A few days later if she sees anything hanging off the tree, the star, a Christmas Mickey Mouse, or her ornament, she arrives, dressed head to toe in red and green, with a santa hat, and musical earrings playing “Joy to the World.” She looks the tree up and down, shaking her head.

“You need to put ornaments around the back you know.”

“Why no one is going to see them?”

“But everyone will be able to tell by the way the tree leans.”

“No one will know.”

“You never brush the back of your hair either and it’s a rats nest!”

“Mom!”

“You need to put more ornaments lower down and higher up.”

If I didn’t distract her she would start rearranging the ornaments.

“Don’t you have any more?”

“No.”

I think she thinks of a Christmas tree as some sort of emblem of how well you are doing in life, how creative, how affluent, how organized, how family orientated and how much you care about Christmas, and lets not leave out Jesus Christ. He should be at the top of every Christmas tree.

“Where is the nativity?”

“We don’t have one.”

“You have to have a nativity!”

“No we don’t.”

“You have to have a nativity now that you have a child.”

“I am a heathen, remember.”

“Your husband was an altar boy and its your duty as a mother not to spoil Eva’s religious soul.”

I had no answer for that so she bought a Fisher Price nativity on amazon to be kept at Hamma and Gigi’s house. Of course Eva loved it, and has not stopped talking about Baby Jesus and Gigi’s perfect Christmas tree ever since.

Personally I would like a tree that leans a little to the side, a tree with character. I am really suspicious of people whose trees look like they shoplifted one from the department store, or stayed up for seven consecutive nights decorating it. Why?

My mother would disagree. She has been known to try and return her Christmas trees for not having the perfectly shaped form. Maybe she should think about a plastic tree? Personally I embrace the imperfection of nature, and imperfection in all its forms.

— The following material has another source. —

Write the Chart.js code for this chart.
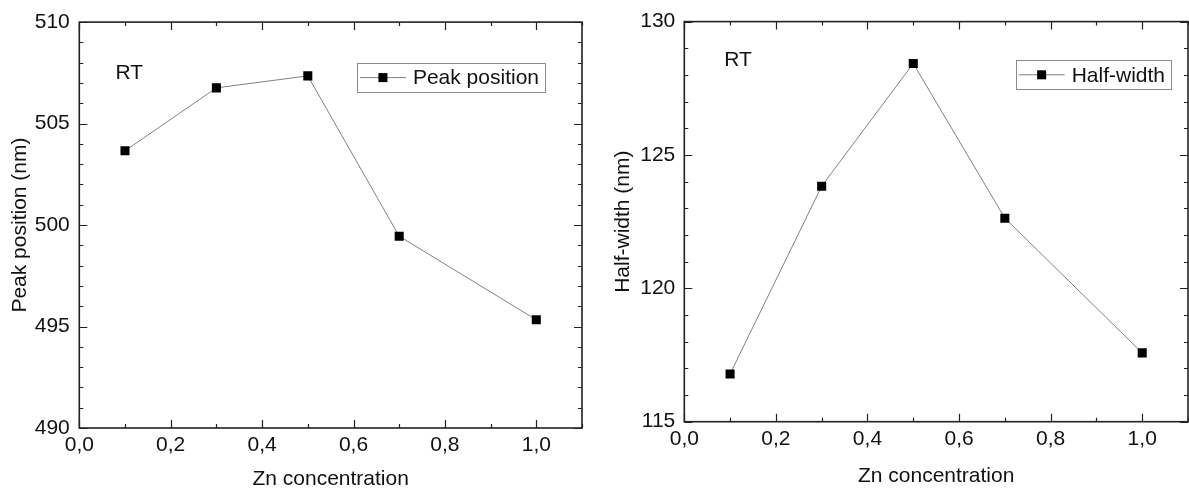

“You need tinsel on that tree.”

“We all need tinsel, mom.”

Perhaps this year, I will purchase a few new ornaments for my tree from Patience, if only to please my mother. Eva, because she is only two years old, gets off easy she can make me something with glitter, glue and popsicle sticks- the messier the better as long as she makes it with love and dereliction. As my husband says,

“Eva takes after you, arts and crafts are not her forte.”